Tomato-Basil-Brie Pasta

This dish is decadent--an absolutely perfect summer meal. We were served this blissful concoction on a back porch, and that seems an ideal setting. My friend Elizabeth sent me the recipe; she calls it "Bonnie's Pasta."


Mix: 4 tomatoes, chopped
1 lb. brie (if using the kind with the rind, trim off the rind)
1 c. olive oil
1 c. sliced basil, packed (this is fresh basil...)
3 garlic cloves, chopped
1 1/2 teaspoon salt (try a little less...)
1/2 teaspoon pepper

Let sit at room temperature, 2 hours
Cook 1 lb. linguine, put on top--will melt cheese.

Serves 4-6

Wednesday, July 8, 2009

Greek Villagers' Salad

Another winning recipe from Weight Watchers.

Recipe from Take-Out Tonight!

  • 3 ripe tomatoes, cut into 6 wedges each
  • 2 green bell peppers, seeded and cut into rings
  • 1 cucumber, peeled and cut into 1/4-inch-thick slices
  • 4 pepperoncini
  • 1/2 c. sliced red onion
  • 6 kalamata olives, pitted and halved
  • 2 T. red-wine vinegar
  • 1 T. olive oil
  • 1 t. dried oregano
  • 1/8 t. salt
  • 1/8 t. pepper
  • 2 ounces feta, crumbled (about 1/2 c.)
  • 2 pita breads, toasted and cut in half crosswise
  1. Combine all but feta and pita.

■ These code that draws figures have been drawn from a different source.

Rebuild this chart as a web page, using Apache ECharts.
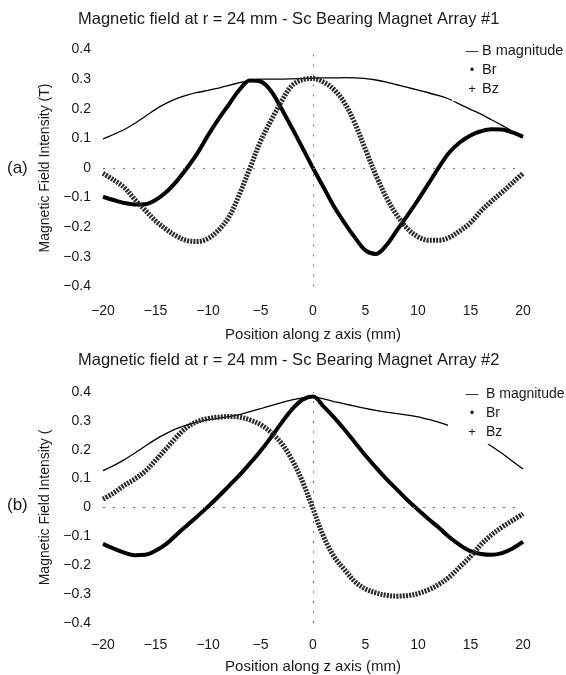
<!DOCTYPE html>
<html>
<head>
<meta charset="utf-8">
<script src="https://cdn.jsdelivr.net/npm/echarts@6/dist/echarts.min.js"></script>
<style>
  html, body { margin: 0; padding: 0; background: #fff; }
  #chart { width: 566px; height: 675px; }
</style>
</head>
<body>
<div id="chart"></div>
<script>
// position along z axis (mm)
var zPos = [-20, -19, -18, -17, -16, -15, -14, -13, -12, -11, -10, -9, -8, -7, -6, -5, -4, -3, -2, -1,
            0, 1, 2, 3, 4, 5, 6, 7, 8, 9, 10, 11, 12, 13, 14, 15, 16, 17, 18, 19, 20];

// (a) Sc Bearing Magnet Array #1
var aMag = [0.098, 0.113, 0.129, 0.150, 0.174, 0.198, 0.218, 0.234, 0.246, 0.255, 0.262, 0.270, 0.279, 0.288, 0.296, 0.300, 0.300, 0.300, 0.301, 0.302,
            0.303, 0.304, 0.304, 0.305, 0.304, 0.302, 0.297, 0.290, 0.281, 0.272, 0.263, 0.254, 0.244, 0.232, 0.215, 0.198, 0.182, 0.163, 0.144, 0.124, 0.105];
var aBr = [-0.097, -0.108, -0.118, -0.123, -0.122, -0.108, -0.082, -0.045, 0.000, 0.050, 0.110, 0.165, 0.215, 0.264, 0.295, 0.292, 0.260, 0.200, 0.135, 0.068,
           0.000, -0.065, -0.130, -0.185, -0.235, -0.278, -0.290, -0.260, -0.210, -0.160, -0.108, -0.053, 0.003, 0.053, 0.087, 0.110, 0.124, 0.131, 0.130, 0.120, 0.105];
var aBz = [-0.018, -0.040, -0.065, -0.105, -0.142, -0.178, -0.207, -0.230, -0.245, -0.248, -0.238, -0.210, -0.165, -0.088, 0.000, 0.090, 0.160, 0.225, 0.278, 0.298,
           0.302, 0.290, 0.265, 0.220, 0.150, 0.062, -0.025, -0.100, -0.160, -0.205, -0.232, -0.244, -0.244, -0.234, -0.212, -0.185, -0.145, -0.112, -0.082, -0.050, -0.018];

// (b) Sc Bearing Magnet Array #2
var bMag = [0.128, 0.145, 0.165, 0.188, 0.212, 0.236, 0.256, 0.273, 0.286, 0.296, 0.304, 0.309, 0.315, 0.322, 0.332, 0.342, 0.353, 0.363, 0.373, 0.380,
            0.384, 0.376, 0.367, 0.359, 0.351, 0.343, 0.336, 0.330, 0.325, 0.320, 0.314, 0.305, 0.295, 0.283, 0.268, 0.255, 0.238, 0.212, 0.188, 0.160, 0.133];
var bBr = [-0.126, -0.142, -0.156, -0.165, -0.164, -0.150, -0.127, -0.094, -0.062, -0.030, 0.003, 0.038, 0.075, 0.112, 0.153, 0.196, 0.243, 0.293, 0.340, 0.373,
           0.384, 0.350, 0.312, 0.270, 0.225, 0.180, 0.138, 0.098, 0.062, 0.025, -0.008, -0.040, -0.070, -0.103, -0.130, -0.151, -0.161, -0.164, -0.158, -0.142, -0.118];
var bBz = [0.029, 0.050, 0.076, 0.098, 0.125, 0.163, 0.203, 0.244, 0.278, 0.298, 0.308, 0.313, 0.315, 0.313, 0.303, 0.287, 0.260, 0.222, 0.165, 0.090,
           -0.005, -0.100, -0.170, -0.215, -0.257, -0.282, -0.296, -0.304, -0.307, -0.305, -0.298, -0.285, -0.266, -0.240, -0.205, -0.170, -0.128, -0.095, -0.068, -0.045, -0.022];

var seriesNames = ['B magnitude', 'Br', 'Bz'];
var legendGlyphs = { 'B magnitude': '—', 'Br': '•', 'Bz': '+' };

var font = 'Liberation Sans, Arial, sans-serif';
var ink = '#1a1a1a';

function pairs(arr) {
    return zPos.map(function (z, i) { return [z, arr[i]]; });
}
function minus(s) {
    return String(s).replace('-', '\u2212');
}

var chartDom = document.getElementById('chart');
var myChart = echarts.init(chartDom, null, { renderer: 'canvas' });

var zeroLines = {
    silent: true,
    symbol: 'none',
    label: { show: false },
    lineStyle: { color: '#777', width: 1, type: [2, 8] },
    data: [{ yAxis: 0 }, { xAxis: 0 }]
};

function xAxisFor(idx, labelMargin, nameGap) {
    return {
        gridIndex: idx,
        type: 'value',
        min: -20, max: 20, interval: 5,
        name: 'Position along z axis (mm)',
        nameLocation: 'middle',
        nameGap: nameGap,
        nameTextStyle: { color: ink, fontSize: 15, fontFamily: font },
        axisLine: { show: false },
        axisTick: { show: false },
        splitLine: { show: false },
        axisLabel: {
            color: ink, fontSize: 14, fontFamily: font, margin: labelMargin,
            formatter: function (v) { return minus(v); }
        }
    };
}

function yAxisFor(idx, name) {
    return {
        gridIndex: idx,
        type: 'value',
        min: -0.4, max: 0.4, interval: 0.1,
        name: name,
        nameLocation: 'middle',
        nameGap: 49,
        nameTextStyle: { color: ink, fontSize: 14, fontFamily: font },
        axisLine: { show: false },
        axisTick: { show: false },
        splitLine: { show: false },
        axisLabel: {
            color: ink, fontSize: 14, fontFamily: font, margin: 12,
            formatter: function (v) { return Math.abs(v) < 1e-9 ? '0' : minus(v.toFixed(1)); }
        }
    };
}

function seriesFor(idx, mag, br, bz) {
    return [
        {
            name: 'B magnitude', type: 'line', xAxisIndex: idx, yAxisIndex: idx,
            data: pairs(mag), showSymbol: false, smooth: 0.2,
            lineStyle: { color: '#000', width: 1.3 },
            itemStyle: { color: '#000' },
            markLine: zeroLines, z: 3
        },
        {
            name: 'Br', type: 'line', xAxisIndex: idx, yAxisIndex: idx,
            data: pairs(br), showSymbol: false, smooth: 0.35,
            lineStyle: { color: '#000', width: 4 },
            itemStyle: { color: '#000' }, z: 3
        },
        {
            name: 'Bz', type: 'line', xAxisIndex: idx, yAxisIndex: idx,
            data: pairs(bz), showSymbol: false, smooth: 0.35,
            lineStyle: { color: '#2a2a2a', width: 5, type: [2, 1.2] },
            itemStyle: { color: '#2a2a2a' }, z: 3
        }
    ];
}

function legendFor(left, top, glyphWidth, size) {
    return {
        orient: 'vertical',
        left: left, top: top,
        padding: [3, 6, 4, 4],
        itemGap: 3,
        itemWidth: 0, itemHeight: 0,
        backgroundColor: '#fff',
        selectedMode: false,
        data: seriesNames,
        formatter: function (name) { return '{g|' + legendGlyphs[name] + '}' + name; },
        textStyle: {
            color: ink, fontSize: size, fontFamily: font, lineHeight: 16,
            rich: { g: { width: glyphWidth, align: 'center', fontSize: 13, fontFamily: font, color: ink } }
        },
        z: 10
    };
}

var titleStyle = { color: ink, fontSize: 16.5, fontWeight: 'normal', fontFamily: font };
var tagStyle = { color: ink, fontSize: 17, fontWeight: 'normal', fontFamily: font };

var option = {
    animation: false,
    backgroundColor: '#fff',
    title: [
        { text: 'Magnetic field at r = 24 mm - Sc Bearing Magnet Array #1', left: 78, top: 11, textStyle: titleStyle, padding: 0 },
        { text: 'Magnetic field at r = 24 mm - Sc Bearing Magnet Array #2', left: 78, top: 352, textStyle: titleStyle, padding: 0 },
        { text: '(a)', left: 7, top: 160, textStyle: tagStyle, padding: 0 },
        { text: '(b)', left: 7, top: 497, textStyle: tagStyle, padding: 0 }
    ],
    legend: [
        legendFor(452, 40, 20, 14.5),
        legendFor(448, 383, 28, 14)
    ],
    grid: [
        { left: 103, right: 43, top: 49.5, height: 237 },
        { left: 103, right: 43, top: 392, height: 233 }
    ],
    xAxis: [xAxisFor(0, 18, 41), xAxisFor(1, 15, 36)],
    yAxis: [yAxisFor(0, 'Magnetic Field Intensity (T)'), yAxisFor(1, 'Magnetic Field Intensity (')],
    series: seriesFor(0, aMag, aBr, aBz).concat(seriesFor(1, bMag, bBr, bBz))
};

myChart.setOption(option);
</script>
</body>
</html>
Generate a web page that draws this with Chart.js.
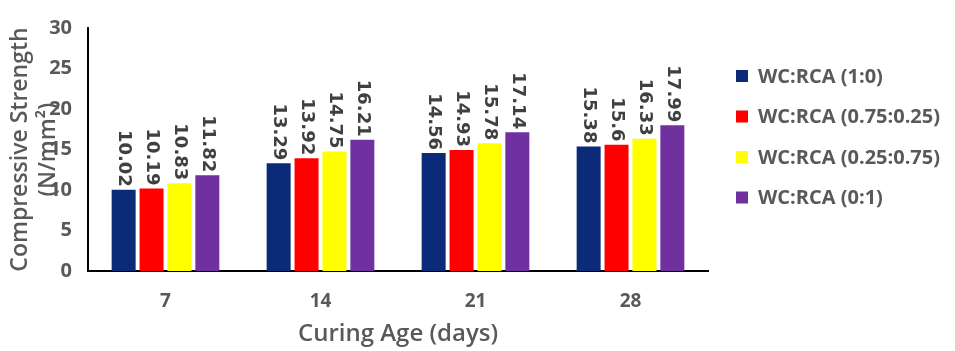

Sprinkle with feta and serve with pita.
Serves 4

Tuesday, July 7, 2009

Crunchy Chicken Salad Wraps

These are light on chicken, heavy on produce, and still tasty.

Recipe from Take-Out Tonight! (a Weight Watchers cookbook)

  • 1 1/2 c. chopped cooked chicken breast
  • 1/4 c. diced English cucumber
  • 1/4 c. minced celery
  • 2 scallions, chopped
  • 1 T. finely chopped fresh parsley
  • 1/4 c. fat-free mayo (we use regular)
  • 2 T. lemon juice
  • 1/8 t. pepper
  • 4 (8-inch) flour tortillas
  • 4 red-leaf lettuce leaves
  1. Combine the chicken, cucumber, celery, scallions, parsley, mayo, lemon juice, and pepper in a medium bowl.
  2. Warm the tortillas according to package directions. Divide and layer the lettuce and chicken mixture on the tortillas. Roll up, fasten with toothpicks, and cut diagonally in half.
Serves 4

Thursday, July 2, 2009

Orange Julius

Another gem of a recipe from my friend Rachel. This is a perfect treat on a hot day!

  • 1 (6-oz.) can of frozen, concentrated orange juice
  • 1 c. milk
  • 4-6 T. sugar
  • 2 capfuls vanilla
  • ~16 ice cubes
Mix ice cubes in blender first, then add remaining ingredients. Blend together. Serve immediately with a straw!